Martin Buber has said that community is the place of theophany, so we go to church and except that “where two or three are gather” there He is. And I wait.  And we wait to find him in this place.

Quiet times alone in prayer, worship and the Bible are the place where our personal relationship with Jesus is built.  And it’s true … to an extent.  He speaks to us and then silence.  Silence.  And we wait.

Where is Jesus?  Why is it that He’s so silent, so often, despite the fact that we are genuinely seeking His presence?  Why does He so often remain so distant while our faith so languishes in the desert?


God is rarely present in a place, or a set aside time.  But, “He dwells with the broken and the contrite.”

The hungry.

The naked.

The stranger.

The imprisoned.

The sick.

Jesus says, ‘Truly I tell you, whatever you did for one of the least of these brothers and sisters of mine, you did for me.’

But, it is not us giving to the have not’s.
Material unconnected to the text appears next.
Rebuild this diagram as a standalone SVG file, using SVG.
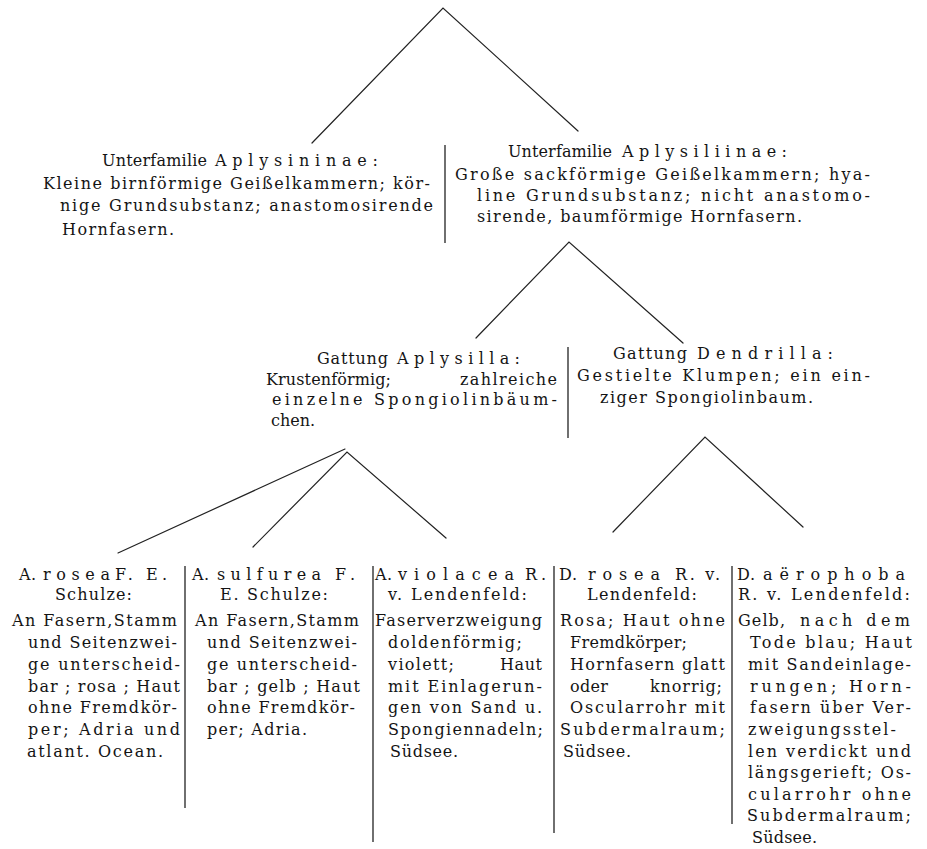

It’s not those of us with a spiritually induced Messiah complex swooping in to help the broken.  No, those aren’t the one’s meeting Jesus either.

Jean Vanier, a former naval officer, former professor who received his Ph.D. in moral philosophy in Paris, and eventual founder of “L’Arche”, (a movement of communities that seeks to create a family environment for those who’ve been rejected because of their mental disability), has this to say:

“Jesus came to bring the good news to the poor, not to those who serve the poor! I think we can only truly experience the presence of God, meet Jesus, received the good news, in and through our own poverty, because the kingdom of God belongs to the poor, the poor in spirit, the poor who are crying out for love … God is present in the poverty and wounds of their heart.”
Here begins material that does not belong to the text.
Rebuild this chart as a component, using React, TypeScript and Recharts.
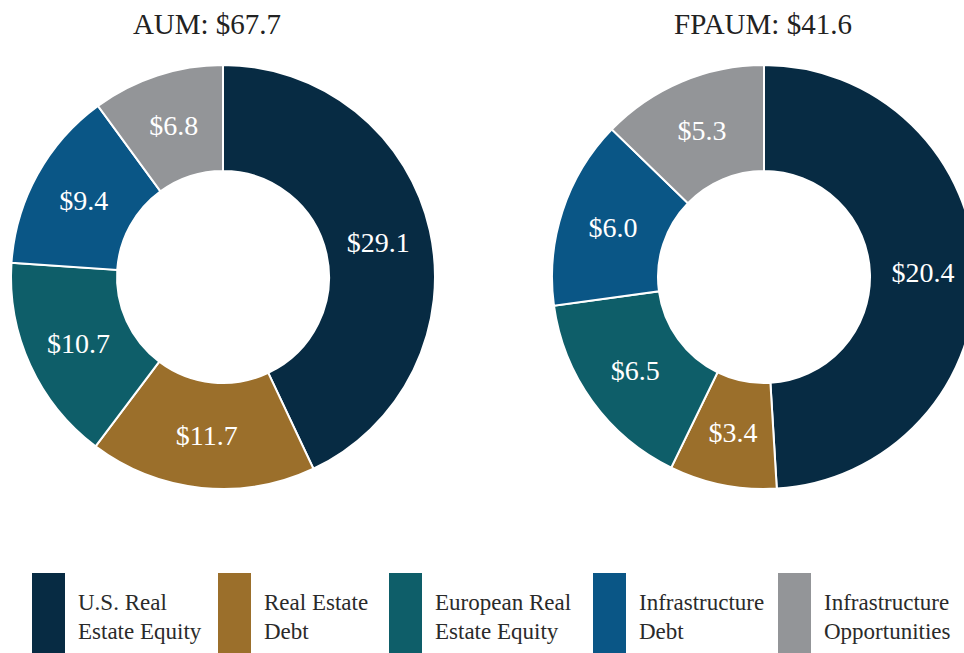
import React from 'react';
import { PieChart, Pie, Cell } from 'recharts';

const CATEGORIES = ['U.S. Real Estate Equity', 'Real Estate Debt', 'European Real Estate Equity', 'Infrastructure Debt', 'Infrastructure Opportunities'];
const LEGEND_LINES = [
  ['U.S. Real', 'Estate Equity'],
  ['Real Estate', 'Debt'],
  ['European Real', 'Estate Equity'],
  ['Infrastructure', 'Debt'],
  ['Infrastructure', 'Opportunities'],
];
const AUM_VALUES = [29.1, 11.7, 10.7, 9.4, 6.8];
const FPAUM_VALUES = [20.4, 3.4, 6.5, 6.0, 5.3];
const AUM_TITLE = 'AUM: $67.7';
const FPAUM_TITLE = 'FPAUM: $41.6';

const COLORS = ['#072b43', '#9b6f2b', '#0e5e69', '#0a5686', '#939598'];
const SERIF = '"Liberation Serif", "Times New Roman", serif';
const RADIAN = Math.PI / 180;

const aumData = CATEGORIES.map((name, i) => ({ name, value: AUM_VALUES[i] }));
const fpaumData = CATEGORIES.map((name, i) => ({ name, value: FPAUM_VALUES[i] }));

// value label sits in the middle of the ring
function renderLabel(props: any) {
  const { cx, cy, midAngle, innerRadius, outerRadius, value } = props;
  const r = (innerRadius + outerRadius) / 2;
  const x = cx + r * Math.cos(-midAngle * RADIAN);
  const y = cy + r * Math.sin(-midAngle * RADIAN);
  return (
    <text
      x={x}
      y={y}
      fill="#ffffff"
      textAnchor="middle"
      dominantBaseline="central"
      fontFamily={SERIF}
      fontSize={28}
    >
      {`$${Number(value).toFixed(1)}`}
    </text>
  );
}

const legendX = [32, 218, 389, 593, 778];

export default function App() {
  return (
    <div style={{ position: 'absolute', left: 0, top: 0, width: 964, height: 653, background: '#fff', overflow: 'hidden', fontFamily: SERIF }}>
      <div style={{ position: 'absolute', left: 7, top: 8, width: 400, textAlign: 'center', fontSize: 29, color: '#222', whiteSpace: 'nowrap' }}>{AUM_TITLE}</div>
      <div style={{ position: 'absolute', left: 563, top: 8, width: 400, textAlign: 'center', fontSize: 29, color: '#222', whiteSpace: 'nowrap' }}>{FPAUM_TITLE}</div>
      <div style={{ position: 'absolute', left: 0, top: 0 }}>
        <PieChart width={964} height={560} margin={{ top: 0, right: 0, bottom: 0, left: 0 }}>
          <Pie
            data={aumData}
            dataKey="value"
            nameKey="name"
            cx={223}
            cy={277}
            innerRadius={106}
            outerRadius={212}
            startAngle={90}
            endAngle={-270}
            stroke="#ffffff"
            strokeWidth={2}
            label={renderLabel}
            labelLine={false}
            isAnimationActive={false}
          >
            {aumData.map((d, i) => (
              <Cell key={d.name} fill={COLORS[i]} />
            ))}
          </Pie>
          <Pie
            data={fpaumData}
            dataKey="value"
            nameKey="name"
            cx={764}
            cy={277}
            innerRadius={106}
            outerRadius={212}
            startAngle={90}
            endAngle={-270}
            stroke="#ffffff"
            strokeWidth={2}
            label={renderLabel}
            labelLine={false}
            isAnimationActive={false}
          >
            {fpaumData.map((d, i) => (
              <Cell key={d.name} fill={COLORS[i]} />
            ))}
          </Pie>
        </PieChart>
      </div>
      {LEGEND_LINES.map((lines, i) => (
        <div key={i} style={{ position: 'absolute', left: legendX[i], top: 573, height: 80, display: 'flex' }}>
          <div style={{ width: 33, height: 80, background: COLORS[i] }} />
          <div style={{ marginLeft: 13, marginTop: 15, fontSize: 23, lineHeight: '29px', color: '#2a2a2a', whiteSpace: 'nowrap' }}>
            <div>{lines[0]}</div>
            <div>{lines[1]}</div>
          </div>
        </div>
      ))}
    </div>
  );
}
So that the one “place” we might always find God is in brokenness.  I’ve seen people who have tried to “break themselves” so as to spur the presence of God in their lives.  And that’s not what I’m talking about here.


Buber was right.  Jesus was right.  Theophany is in the community, AND he dwells with the broken! But it’s not always in individual brokenness, but in the broken community.

God calls himself the “Paraclete” which means “the one who answers the cry.”

We will find Jesus at the funeral.

We will find Jesus around the death bed.

We will find Jesus in the prisons.

In the hurting families.

With the fatherless.  With the widow.

And we will find Him, not as outsiders of the broken community, but as ones who find ourselves apart of it.

And I think we will soon realize that He himself is not dwelling with the broken and the contrite as just the “Paraclete”, but because He too is most like … most comfortable with the broken.  It’s not that he’s there just because he’s saving us … it’s that He’s with the broken because He’s most like us.

I hope we all find that Jesus dwells with the broken communities.